Their numbers might be inaccurate.

Using Cupertino, CA as an example, economist Enrico Moretti says that Apple’s job creation numbers are low. In Cupertino, Apple employs 13,000 people. Designers and engineers, most Apple employees in Cupertino are classified as highly skilled. They have a college degree and the discretionary spending power that fuels a “multiplier effect.” Dr. Moretti believes that a new high tech firm in a community initiates a ripple of new service sector jobs, ranging from doctors and teachers to personal trainers, taxi cab drivers and childcare workers. For the Cupertino area, he calculates that Apple created 70,000 additional jobs.

Looking at the increase in personal service jobs from a different slant, a WSJ article, “Why Hairdressers are Secure: Their Jobs Can’t Be Exported,” explains that service sector positions like hairdressers and home care for the elderly proliferate because they are not threatened by outsourcing.
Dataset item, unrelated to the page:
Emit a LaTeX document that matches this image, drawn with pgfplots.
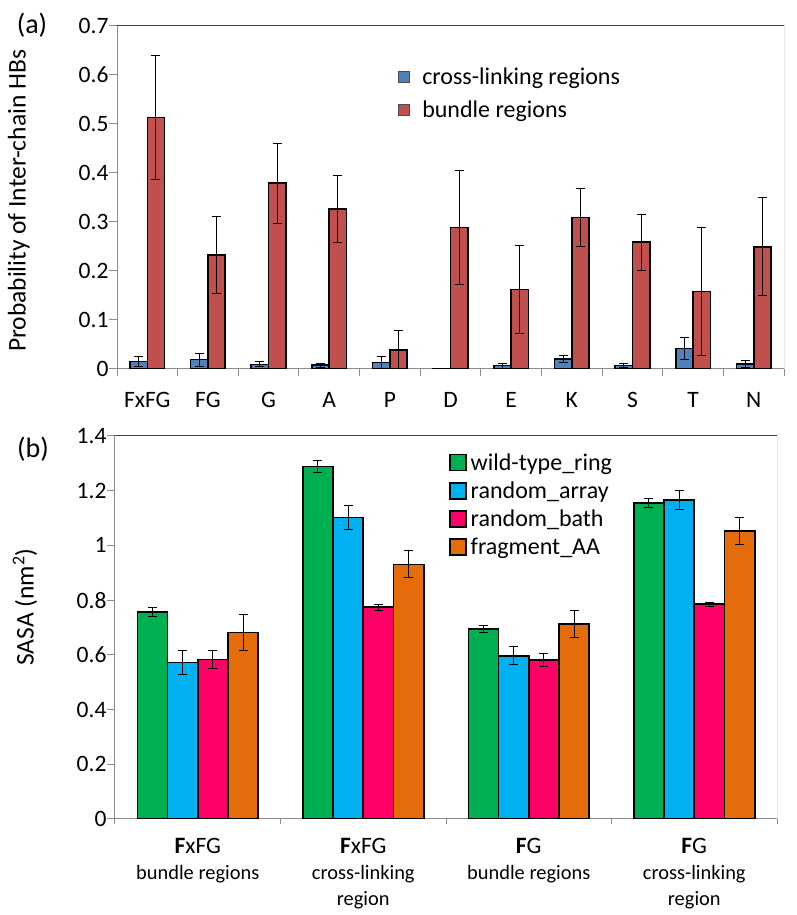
\documentclass[border=0pt]{standalone}
\usepackage{pgfplots}
\pgfplotsset{compat=1.18}
\usepackage{fontspec}
\setmainfont{Carlito}

\definecolor{xlblue}{HTML}{4F81BD}
\definecolor{xlred}{HTML}{C0504D}
\definecolor{xlgreen}{HTML}{00B050}
\definecolor{xlcyan}{HTML}{00B0F0}
\definecolor{xlpink}{HTML}{FF0066}
\definecolor{xlorange}{HTML}{E46C0A}
\definecolor{axgray}{HTML}{8C8C8C}

\newcommand{\tk}{\fontsize{23.5}{28}\selectfont}

\begin{document}
\begin{tikzpicture}
\useasboundingbox (0,0) rectangle (797pt,915pt);

\pgfplotsset{
  panel/.style={
    scale only axis, anchor=south west,
    axis x line*=bottom, axis y line*=left,
    axis line style={axgray, line width=1pt},
    tick align=outside,
    every tick/.style={axgray, line width=1pt},
    major tick length=8pt,
    tick label style={font=\tk},
    label style={font=\fontsize{25.5}{30}\selectfont},
    /pgf/number format/assume math mode=true,
    yticklabel style={/pgf/number format/fixed, xshift=3pt},
    ybar, bar width=0.285,
    legend cell align=left,
  },
  bars/.style={draw=black, line width=1.6pt, fill=#1,
    error bars/y dir=both, error bars/y explicit,
    error bars/error bar style={black, line width=1pt},
    error bars/error mark options={rotate=90, black, line width=1pt, mark size=4.5pt}},
  sqa/.style={legend image code/.code={\draw[fill=#1, draw=black!70, line width=0.6pt] (0pt,-5.5pt) rectangle (11pt,5.5pt);}},
  sqb/.style={legend image code/.code={\draw[fill=#1, draw=black, line width=1.5pt] (0pt,-8pt) rectangle (16pt,8pt);}},
}

% ---------- panel (a)
\begin{axis}[panel,
  at={(117pt,546pt)}, width=667pt, height=343pt,
  xmin=-0.5, xmax=10.5, ymin=0, ymax=0.7,
  ytick={0,0.1,0.2,0.3,0.4,0.5,0.6,0.7},
  xtick={0,1,2,3,4,5,6,7,8,9,10},
  xticklabels={FxFG,FG,G,A,P,D,E,K,S,T,N},
  major x tick style={draw=none},
  minor xtick={-0.5,0.5,...,10.5},
  minor tick length=7pt,
  xticklabel style={yshift=-12pt},
  ylabel={Probability of Inter-chain HBs},
  ylabel style={at={(rel axis cs:-0.147,0.49)}, anchor=center, rotate=0},
  legend style={draw=none, fill=none, at={(0.416,0.89)}, anchor=north west,
    font=\fontsize{24}{28}\selectfont, row sep=11pt,
    /tikz/every odd column/.append style={column sep=11pt}},
]
\addplot[bars=xlblue, bar shift=-0.1427, sqa=xlblue] coordinates {
  (0,0.015) +- (0,0.0095)
  (1,0.019) +- (0,0.013)
  (2,0.0095) +- (0,0.005)
  (3,0.008) +- (0,0.004)
  (4,0.013) +- (0,0.013)
  (5,0.0008) +- (0,0)
  (6,0.007) +- (0,0.005)
  (7,0.020) +- (0,0.007)
  (8,0.007) +- (0,0.004)
  (9,0.042) +- (0,0.022)
  (10,0.010) +- (0,0.007)
};
\addlegendentry{cross-linking regions}
\addplot[bars=xlred, bar shift=0.1427, sqa=xlred] coordinates {
  (0,0.513) +- (0,0.127)
  (1,0.2325) +- (0,0.078)
  (2,0.379) +- (0,0.082)
  (3,0.326) +- (0,0.068)
  (4,0.039) +- (0,0.040)
  (5,0.289) +- (0,0.116)
  (6,0.162) +- (0,0.090)
  (7,0.309) +- (0,0.059)
  (8,0.259) +- (0,0.057)
  (9,0.158) +- (0,0.130)
  (10,0.2495) +- (0,0.100)
};
\addlegendentry{bundle regions}
\draw[black!75, line width=1pt] (rel axis cs:0,1) -- (rel axis cs:1,1) -- (rel axis cs:1,0);
\end{axis}

% ---------- panel (b)
\begin{axis}[panel,
  at={(115pt,96pt)}, width=662pt, height=383pt,
  xmin=-0.5, xmax=3.5, ymin=0, ymax=1.4,
  ytick={0,0.2,0.4,0.6,0.8,1,1.2,1.4},
  bar width=0.1825,
  xtick={0,1,2,3},
  xticklabels={
    {{\tk\textbf{F}xFG}\\bundle regions},
    {{\tk\textbf{F}xFG}\\cross-linking\\region},
    {{\tk\textbf{F}G}\\bundle regions},
    {{\tk\textbf{F}G}\\cross-linking\\region}},
  xticklabel style={align=center, font=\fontsize{20.4}{26}\selectfont, yshift=-8pt},
  major x tick style={draw=none},
  minor xtick={-0.5,0.5,1.5,2.5,3.5},
  minor tick length=5pt,
  ylabel={SASA (nm\textsuperscript{2})},
  ylabel style={at={(rel axis cs:-0.136,0.553)}, anchor=center, rotate=0},
  legend style={draw=none, fill=none, at={(0.5,0.965)}, anchor=north west,
    font=\fontsize{24}{28}\selectfont, row sep=6pt,
    /tikz/every odd column/.append style={column sep=2pt}},
]
\addplot[bars=xlgreen, bar shift=-0.274, sqb=xlgreen] coordinates {
  (0,0.757) +- (0,0.016)
  (1,1.288) +- (0,0.021)
  (2,0.694) +- (0,0.013)
  (3,1.154) +- (0,0.016)
};
\addlegendentry{wild-type\_ring}
\addplot[bars=xlcyan, bar shift=-0.0913, sqb=xlcyan] coordinates {
  (0,0.572) +- (0,0.044)
  (1,1.102) +- (0,0.045)
  (2,0.5965) +- (0,0.033)
  (3,1.166) +- (0,0.034)
};
\addlegendentry{random\_array}
\addplot[bars=xlpink, bar shift=0.0913, sqb=xlpink] coordinates {
  (0,0.583) +- (0,0.034)
  (1,0.774) +- (0,0.011)
  (2,0.582) +- (0,0.024)
  (3,0.785) +- (0,0.0075)
};
\addlegendentry{random\_bath}
\addplot[bars=xlorange, bar shift=0.274, sqb=xlorange] coordinates {
  (0,0.682) +- (0,0.067)
  (1,0.931) +- (0,0.049)
  (2,0.712) +- (0,0.049)
  (3,1.053) +- (0,0.050)
};
\addlegendentry{fragment\_AA}
\draw[black!75, line width=1pt] (rel axis cs:0,1) -- (rel axis cs:1,1) -- (rel axis cs:1,0);
\end{axis}

\node[font=\fontsize{28}{30}\selectfont] at (32pt,890pt) {(a)};
\node[font=\fontsize{28}{30}\selectfont] at (33pt,466pt) {(b)};
\end{tikzpicture}
\end{document}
I found it interesting that Dr. Moretti’s book, The New Geography of Jobs, his Econtalk podcast, and the WSJ article took the reader to polarization. For Dr. Moretti, he predicted a geographical polarization between those communities that attract innovative firms and those that do not. Closely related, the WSJ article focuses on the polarization in the job market, with the top and bottom ends growing while the middle disappears.  Looking back at an MIT paper that the WSJ article cites, it becomes even clearer that in the US and 16 European countries, the middle skill jobs are decreasing while the high and low ends are boosting employment (Appendix, Figure 11).

The following statistics are from the WSJ article:

1989-2007:

  • High education, skilled: +40%
  • Middle-skill: +5%
  • Personal service: +36%

 

2007-2010:

  • High education, skilled: -1%
  • Middle-skill: -12%
  • Personal service: +2%

 

Where does this leave us? Rather than the top 1% and the 99%, we have a polarization between buoyant and stagnant cities and upper and lower skilled workers because for both, a middle ground is diminishing.